I am awoken by the cock crowing. It’s the best sort of alarm I feel. It stirs memories of distant childhood dreams, those of having colourful hens of all shapes and sizes. Feeding them in an orchard of fruit trees, watching them scratch amongst the wild flowers under the blossom. Even before I have opened my eyes my soul is lifted to a happy place.
one of our handsome boys
Mornings are still dark when the cock crows. Today darker than pitch as a thick blanket of cloud covers every inch of sky. It sits above us all day adding to the heavy stillness that weights the air.
It’s cold, no wind but bone chilling. Cold air into warm nostrils, making the tip of my nose feel dewy and damp. I pull my woollen scarf snug around my neck. And yet there is the tiniest hint of change, of a new season just around the corner.
From my kitchen window red, pink and white chamelia flowers are sprinkled over their bottle-green bushes. The smell of fresh cut grass and hedge trimmings drifts on the air. Graham is busy trimming the hedges around the farm, the pittisporum is evergreen so we never really lose the greenery through the winter months, but the little sycamore tree outside our backdoor is different, naked and lythe.
It’s a very special tree, planted by a lady called Clemmie who lived next to the farmhouse from 1868 to 1953 in a thatched roofed cottage. She planted it in memory of her family that had all died through illness or drowning. Each time I look at the tree I remember Clemmie and the harsh but loved life she had on Bryher.

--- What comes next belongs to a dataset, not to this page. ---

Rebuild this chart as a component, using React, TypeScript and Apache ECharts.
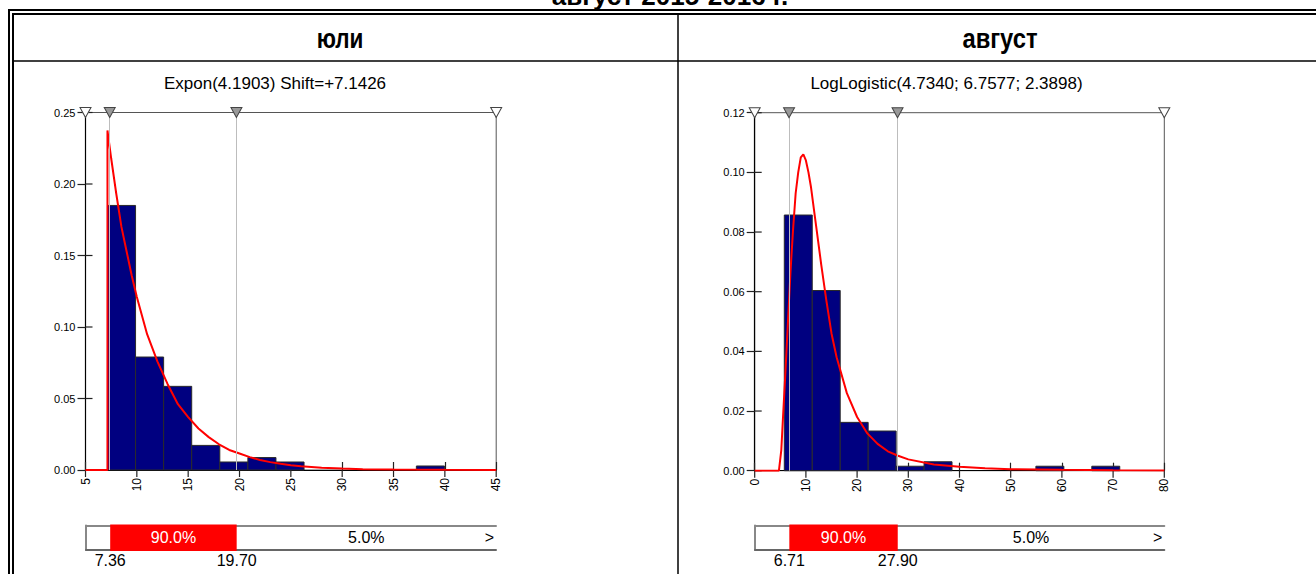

Clemmies sycamore tree. Behind are the stone ruins of her cottage
The winter stillness feels almost oppressive, ominous. It’s as if a great storm monster has sucked all the wind and wildness back into its self. It lurks now, somewhere out at sea with all this gathered up energy preparing to hurl it back at us. Soon if the weather forecast is correct.
I swim at Great Par where the large arching bay of water holds barely a ripple. A hush of silence the only sound.
The water is cold, now about 7°, but luscious as my limbs move freely in its glassy depths. I can not understand how water can look so green and so clear at the same moment. Today it is so clear that as I peer down from the surface I can pick out individual grains of sand. Even the seabed is still, nothing dares to move, to break this descended hush. Out to the buoy and back, I try to create as little movement and sound as possible. My few moments of total peace before the children return from school.